Loin d'être le signe d'une intégration défaillante, ce chiffre n'est que le reflet des difficultés sociales rencontrées plus globalement par les franges les plus défavorisées de la population. Mettre en parallèle les trajectoires de personnes qui proviennent de milieux socio-économiques similaires permet alors de prendre réellement la mesure de la dynamique d'intégration des populations immigrées : un enfant d'ouvrier immigré par rapport à un enfant d'ouvrier français, un enfant de cadre immigré par rapport à un enfant de cadre français.

Ce travail statistique conduit à démontrer qu'à caractéristiques socio-économiques identiques, les enfants dont les deux parents sont nés à l'étranger réussissent très significativement mieux à l'école que les enfants de parents nés en France.

Ce constat va clairement à l'encontre d'une opinion communément admise d'un échec de l'intégration des populations ayant des origines étrangères. Ces populations investissent fortement dans l'école pour leurs enfants. Elles partent certes souvent du bas de l'échelle sociale, mais allient à leur mobilité géographique initiale une volonté forte d'ascension sociale intergénérationnelle. Cet effort pour s'élever socialement est un signe incontestable de leur progressive intégration à la société française, ce qui est déjà en soi une réussite.

Dès lors, le fait que le parcours scolaire et l'insertion professionnelle des personnes issues de l'immigration restent difficiles tient moins à leur origine étrangère qu'à leur origine sociale : elles appartiennent majoritairement aux milieux populaires.

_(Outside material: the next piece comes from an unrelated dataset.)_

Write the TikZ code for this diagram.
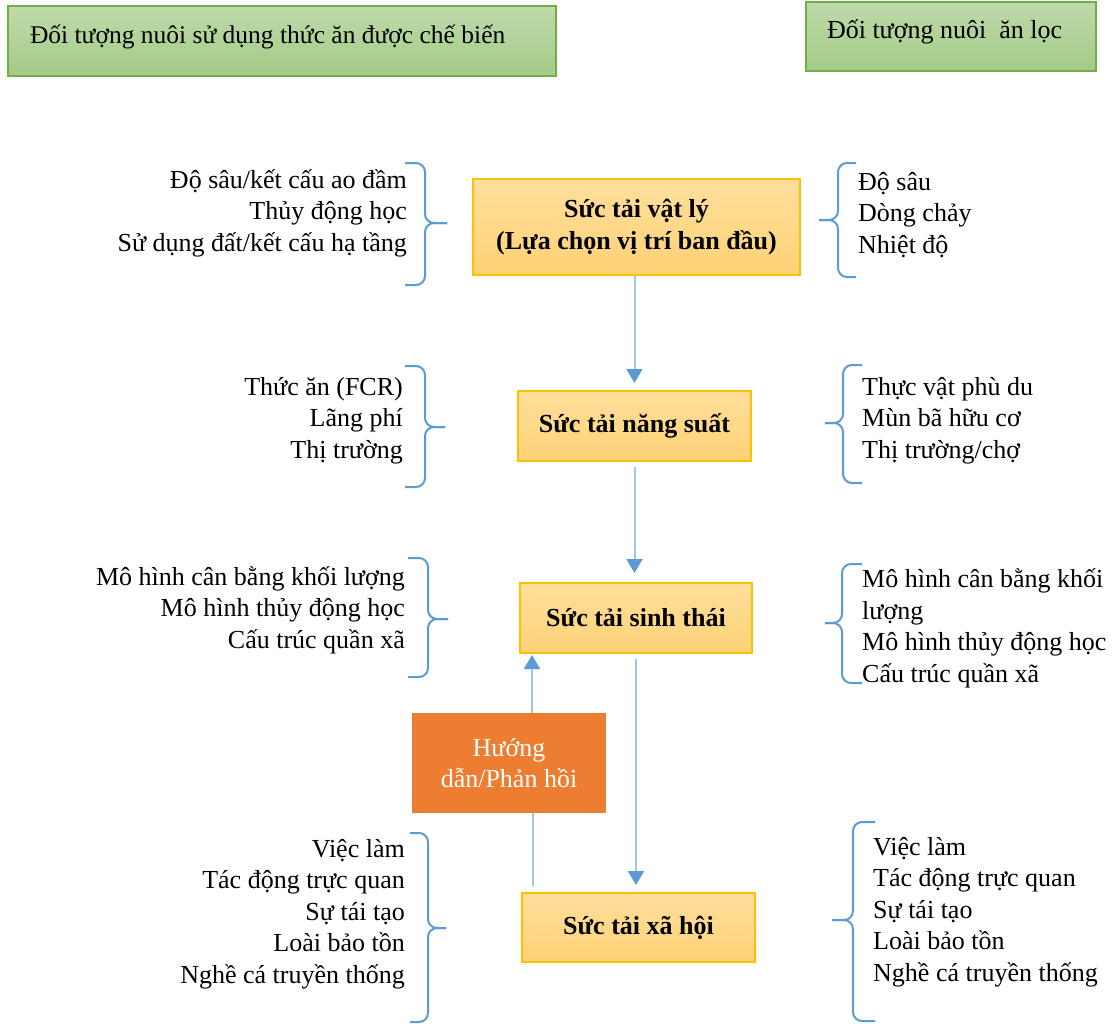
\documentclass[tikz,border=0pt]{standalone}
\usepackage{fontspec}
\setmainfont{Liberation Serif}
\usetikzlibrary{arrows.meta}
\definecolor{greenline}{RGB}{112,173,71}
\definecolor{greentop}{RGB}{190,218,170}
\definecolor{greenbot}{RGB}{163,203,135}
\definecolor{capline}{RGB}{255,192,0}
\definecolor{captop}{RGB}{255,223,156}
\definecolor{capbot}{RGB}{255,209,118}
\definecolor{fborange}{RGB}{237,125,49}
\definecolor{braceblue}{RGB}{91,155,213}
\definecolor{linkblue}{RGB}{160,197,232}
\begin{document}
\begin{tikzpicture}[x=1pt,y=-1pt]
	\tikzstyle{every node}+=[inner sep=0pt, font=\fontsize{26}{31.5}\selectfont]
	\tikzstyle{gbox}=[draw=greenline, line width=2pt, top color=greentop, bottom color=greenbot, text height=20pt, text depth=14pt]
	\tikzstyle{cbox}=[draw=capline, line width=2pt, top color=captop, bottom color=capbot, align=center, font=\fontsize{26}{31.5}\selectfont\bfseries]
	\tikzstyle{fbox}=[fill=fborange, text=white, align=center]
	\tikzstyle{itemsl}=[anchor=base east, align=right]
	\tikzstyle{itemsr}=[anchor=base west, align=left]
	\tikzstyle{brc}=[draw=braceblue, line width=2pt, rounded corners=9pt]
	\tikzstyle{link}=[draw=linkblue, line width=2pt, -{Triangle[width=16pt,length=14pt,color=braceblue]}]
	\useasboundingbox (0,0) rectangle (1113,1025);
	\node [gbox, minimum width=548pt, minimum height=70pt, font=\fontsize{25.5}{30}\selectfont] (feedtop) at (282,41) {\makebox[504pt][l]{Đối tượng nuôi sử dụng thức ăn được chế biến}};
	\node [gbox, minimum width=290pt, minimum height=69pt, text depth=16pt] (filtertop) at (951,36.5) {\makebox[248pt][l]{Đối tượng nuôi\ \ ăn lọc}};
	\node [cbox, minimum width=327pt, minimum height=96pt] (phys) at (636.5,227) {Sức tải vật lý\\(Lựa chọn vị trí ban đầu)};
	\node [cbox, minimum width=233pt, minimum height=70pt] (prod) at (634.5,426) {Sức tải năng suất};
	\node [cbox, minimum width=232pt, minimum height=70pt] (eco) at (636,618) {Sức tải sinh thái};
	\node [cbox, minimum width=233pt, minimum height=69pt] (soc) at (638.5,927.5) {Sức tải xã hội};
	\node [fbox, minimum width=194pt, minimum height=100pt] (guide) at (509,763) {Hướng\\dẫn/Phản hồi};
	\node [itemsl] (physl) at (407,251) {Độ sâu/kết cấu ao đầm\\Thủy động học\\Sử dụng đất/kết cấu hạ tầng};
	\node [itemsr] (physr) at (858,253) {Độ sâu\\Dòng chảy\\Nhiệt độ};
	\node [itemsl] (prodl) at (403,458) {Thức ăn (FCR)\\Lãng phí\\Thị trường};
	\node [itemsr] (prodr) at (862,458) {Thực vật phù du\\Mùn bã hữu cơ\\Thị trường/chợ};
	\node [itemsl] (ecol) at (405,648) {Mô hình cân bằng khối lượng\\Mô hình thủy động học\\Cấu trúc quần xã};
	\node [itemsr] (ecor) at (862,682) {Mô hình cân bằng khối\\lượng\\Mô hình thủy động học\\Cấu trúc quần xã};
	\node [itemsl] (socl) at (405,983) {Việc làm\\Tác động trực quan\\Sự tái tạo\\Loài bảo tồn\\Nghề cá truyền thống};
	\node [itemsr] (socr) at (873,981) {Việc làm\\Tác động trực quan\\Sự tái tạo\\Loài bảo tồn\\Nghề cá truyền thống};
	\draw [brc] (405,163) -- (425,163) -- (425,223) -- (447,223);
	\draw [brc] (447,223) -- (425,223) -- (425,285) -- (405,285);
	\draw [brc] (856,163) -- (838,163) -- (838,220) -- (819,220);
	\draw [brc] (819,220) -- (838,220) -- (838,277) -- (856,277);
	\draw [brc] (405,366) -- (425,366) -- (425,427) -- (445,427);
	\draw [brc] (445,427) -- (425,427) -- (425,487) -- (405,487);
	\draw [brc] (862,365) -- (843,365) -- (843,423) -- (825,423);
	\draw [brc] (825,423) -- (843,423) -- (843,483) -- (862,483);
	\draw [brc] (408,558) -- (428,558) -- (428,619) -- (448,619);
	\draw [brc] (448,619) -- (428,619) -- (428,677) -- (408,677);
	\draw [brc] (862,564) -- (842,564) -- (842,623) -- (825,623);
	\draw [brc] (825,623) -- (842,623) -- (842,683) -- (862,683);
	\draw [brc] (410,833) -- (428,833) -- (428,928) -- (446,928);
	\draw [brc] (446,928) -- (428,928) -- (428,1022) -- (410,1022);
	\draw [brc] (875,822) -- (853,822) -- (853,920) -- (832,920);
	\draw [brc] (832,920) -- (853,920) -- (853,1021) -- (875,1021);
	\draw [link, shorten >=7pt] (prod.north |- phys.south) -- (prod.north);
	\draw [link, shorten <=5pt, shorten >=9pt] (prod.south) -- (prod.south |- eco.north);
	\draw [link, shorten <=5pt, shorten >=7pt] (eco.south) -- (eco.south |- soc.north);
	\draw [link, shorten >=1pt] ([xshift=23pt]guide.north) -- ([xshift=23pt]guide.north |- eco.south);
	\draw [draw=linkblue, line width=2pt, shorten <=6pt] ([xshift=24pt]guide.south |- soc.north) -- ([xshift=24pt]guide.south);
\end{tikzpicture}
\end{document}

La véritable question à se poser aujourd'hui n'est donc pas tant celle de l'intégration des immigrés que celle, beaucoup plus large, de notre incapacité actuelle à promouvoir l'ascension sociale des personnes issues de milieux populaires, et ce quelles que soient leurs origines géographiques.

Arrêtons donc de stigmatiser les populations issues de l'immigration en leur enjoignant de s'intégrer alors que c'est ce qu'elles s'évertuent à faire au quotidien pour la grande majorité d'entre elles. Ne nous trompons pas de débat.